Retype each line exactly. Skip images.

— BEGIN RECORDED INFORMATION —

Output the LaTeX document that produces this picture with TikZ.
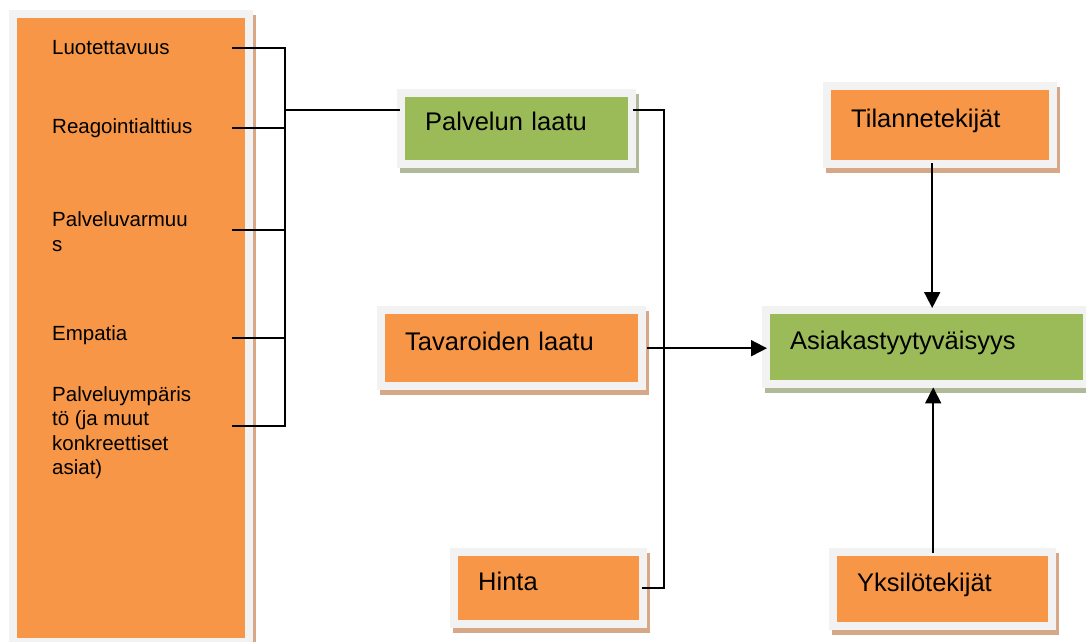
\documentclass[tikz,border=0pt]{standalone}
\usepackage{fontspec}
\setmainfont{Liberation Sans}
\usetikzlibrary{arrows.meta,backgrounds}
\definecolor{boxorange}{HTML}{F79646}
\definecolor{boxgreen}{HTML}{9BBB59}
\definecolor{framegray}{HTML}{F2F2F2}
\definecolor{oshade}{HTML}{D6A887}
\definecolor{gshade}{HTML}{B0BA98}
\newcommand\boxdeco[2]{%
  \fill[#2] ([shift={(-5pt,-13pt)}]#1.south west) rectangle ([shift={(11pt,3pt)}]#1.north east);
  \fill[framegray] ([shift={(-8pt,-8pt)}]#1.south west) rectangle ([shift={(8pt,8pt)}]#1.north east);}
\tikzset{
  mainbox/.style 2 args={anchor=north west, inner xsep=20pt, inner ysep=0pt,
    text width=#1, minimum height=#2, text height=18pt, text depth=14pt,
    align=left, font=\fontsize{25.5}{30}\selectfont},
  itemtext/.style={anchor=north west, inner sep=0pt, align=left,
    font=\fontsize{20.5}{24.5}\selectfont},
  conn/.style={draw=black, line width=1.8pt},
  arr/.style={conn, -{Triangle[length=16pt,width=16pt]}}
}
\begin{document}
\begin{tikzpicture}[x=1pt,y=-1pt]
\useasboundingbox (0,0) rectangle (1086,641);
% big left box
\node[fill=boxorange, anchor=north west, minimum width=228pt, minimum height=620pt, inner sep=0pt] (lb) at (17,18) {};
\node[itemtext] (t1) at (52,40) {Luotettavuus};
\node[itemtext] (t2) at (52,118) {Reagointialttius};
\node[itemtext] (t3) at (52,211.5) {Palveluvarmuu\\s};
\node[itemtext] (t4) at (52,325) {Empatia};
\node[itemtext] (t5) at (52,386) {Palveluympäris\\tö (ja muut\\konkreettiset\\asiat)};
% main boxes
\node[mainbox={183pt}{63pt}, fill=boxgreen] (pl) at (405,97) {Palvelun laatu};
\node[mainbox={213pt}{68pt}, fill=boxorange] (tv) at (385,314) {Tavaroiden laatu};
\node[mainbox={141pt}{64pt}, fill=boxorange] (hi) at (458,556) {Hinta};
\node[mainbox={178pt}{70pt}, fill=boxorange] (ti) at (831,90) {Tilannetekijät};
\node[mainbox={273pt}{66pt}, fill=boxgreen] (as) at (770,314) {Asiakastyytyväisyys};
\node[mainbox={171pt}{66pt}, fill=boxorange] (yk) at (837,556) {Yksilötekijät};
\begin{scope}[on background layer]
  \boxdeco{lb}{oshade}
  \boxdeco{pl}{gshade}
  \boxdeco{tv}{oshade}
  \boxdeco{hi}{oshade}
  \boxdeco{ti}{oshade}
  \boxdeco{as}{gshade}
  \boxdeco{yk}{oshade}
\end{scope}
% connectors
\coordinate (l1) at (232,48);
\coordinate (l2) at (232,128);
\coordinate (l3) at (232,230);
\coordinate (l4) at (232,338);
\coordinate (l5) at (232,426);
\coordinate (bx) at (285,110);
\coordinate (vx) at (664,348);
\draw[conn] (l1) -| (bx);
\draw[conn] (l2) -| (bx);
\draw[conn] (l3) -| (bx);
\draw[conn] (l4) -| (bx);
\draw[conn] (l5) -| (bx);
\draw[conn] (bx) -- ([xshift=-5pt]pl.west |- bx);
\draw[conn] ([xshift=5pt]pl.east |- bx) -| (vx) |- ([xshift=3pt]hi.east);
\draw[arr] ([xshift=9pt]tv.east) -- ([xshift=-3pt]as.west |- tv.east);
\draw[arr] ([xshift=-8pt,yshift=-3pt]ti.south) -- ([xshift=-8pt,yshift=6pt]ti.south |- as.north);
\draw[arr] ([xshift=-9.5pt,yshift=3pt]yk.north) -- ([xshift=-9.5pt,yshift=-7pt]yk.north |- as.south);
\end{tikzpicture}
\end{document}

— END RECORDED INFORMATION —

RESULT OF THE TASK ::
Output the LaTeX document that produces this picture with TikZ.
\documentclass[tikz,border=0pt]{standalone}
\usepackage{fontspec}
\setmainfont{Liberation Sans}
\usetikzlibrary{arrows.meta,backgrounds}
\definecolor{boxorange}{HTML}{F79646}
\definecolor{boxgreen}{HTML}{9BBB59}
\definecolor{framegray}{HTML}{F2F2F2}
\definecolor{oshade}{HTML}{D6A887}
\definecolor{gshade}{HTML}{B0BA98}
\newcommand\boxdeco[2]{%
  \fill[#2] ([shift={(-5pt,-13pt)}]#1.south west) rectangle ([shift={(11pt,3pt)}]#1.north east);
  \fill[framegray] ([shift={(-8pt,-8pt)}]#1.south west) rectangle ([shift={(8pt,8pt)}]#1.north east);}
\tikzset{
  mainbox/.style 2 args={anchor=north west, inner xsep=20pt, inner ysep=0pt,
    text width=#1, minimum height=#2, text height=18pt, text depth=14pt,
    align=left, font=\fontsize{25.5}{30}\selectfont},
  itemtext/.style={anchor=north west, inner sep=0pt, align=left,
    font=\fontsize{20.5}{24.5}\selectfont},
  conn/.style={draw=black, line width=1.8pt},
  arr/.style={conn, -{Triangle[length=16pt,width=16pt]}}
}
\begin{document}
\begin{tikzpicture}[x=1pt,y=-1pt]
\useasboundingbox (0,0) rectangle (1086,641);
% big left box
\node[fill=boxorange, anchor=north west, minimum width=228pt, minimum height=620pt, inner sep=0pt] (lb) at (17,18) {};
\node[itemtext] (t1) at (52,40) {Luotettavuus};
\node[itemtext] (t2) at (52,118) {Reagointialttius};
\node[itemtext] (t3) at (52,211.5) {Palveluvarmuu\\s};
\node[itemtext] (t4) at (52,325) {Empatia};
\node[itemtext] (t5) at (52,386) {Palveluympäris\\tö (ja muut\\konkreettiset\\asiat)};
% main boxes
\node[mainbox={183pt}{63pt}, fill=boxgreen] (pl) at (405,97) {Palvelun laatu};
\node[mainbox={213pt}{68pt}, fill=boxorange] (tv) at (385,314) {Tavaroiden laatu};
\node[mainbox={141pt}{64pt}, fill=boxorange] (hi) at (458,556) {Hinta};
\node[mainbox={178pt}{70pt}, fill=boxorange] (ti) at (831,90) {Tilannetekijät};
\node[mainbox={273pt}{66pt}, fill=boxgreen] (as) at (770,314) {Asiakastyytyväisyys};
\node[mainbox={171pt}{66pt}, fill=boxorange] (yk) at (837,556) {Yksilötekijät};
\begin{scope}[on background layer]
  \boxdeco{lb}{oshade}
  \boxdeco{pl}{gshade}
  \boxdeco{tv}{oshade}
  \boxdeco{hi}{oshade}
  \boxdeco{ti}{oshade}
  \boxdeco{as}{gshade}
  \boxdeco{yk}{oshade}
\end{scope}
% connectors
\coordinate (l1) at (232,48);
\coordinate (l2) at (232,128);
\coordinate (l3) at (232,230);
\coordinate (l4) at (232,338);
\coordinate (l5) at (232,426);
\coordinate (bx) at (285,110);
\coordinate (vx) at (664,348);
\draw[conn] (l1) -| (bx);
\draw[conn] (l2) -| (bx);
\draw[conn] (l3) -| (bx);
\draw[conn] (l4) -| (bx);
\draw[conn] (l5) -| (bx);
\draw[conn] (bx) -- ([xshift=-5pt]pl.west |- bx);
\draw[conn] ([xshift=5pt]pl.east |- bx) -| (vx) |- ([xshift=3pt]hi.east);
\draw[arr] ([xshift=9pt]tv.east) -- ([xshift=-3pt]as.west |- tv.east);
\draw[arr] ([xshift=-8pt,yshift=-3pt]ti.south) -- ([xshift=-8pt,yshift=6pt]ti.south |- as.north);
\draw[arr] ([xshift=-9.5pt,yshift=3pt]yk.north) -- ([xshift=-9.5pt,yshift=-7pt]yk.north |- as.south);
\end{tikzpicture}
\end{document}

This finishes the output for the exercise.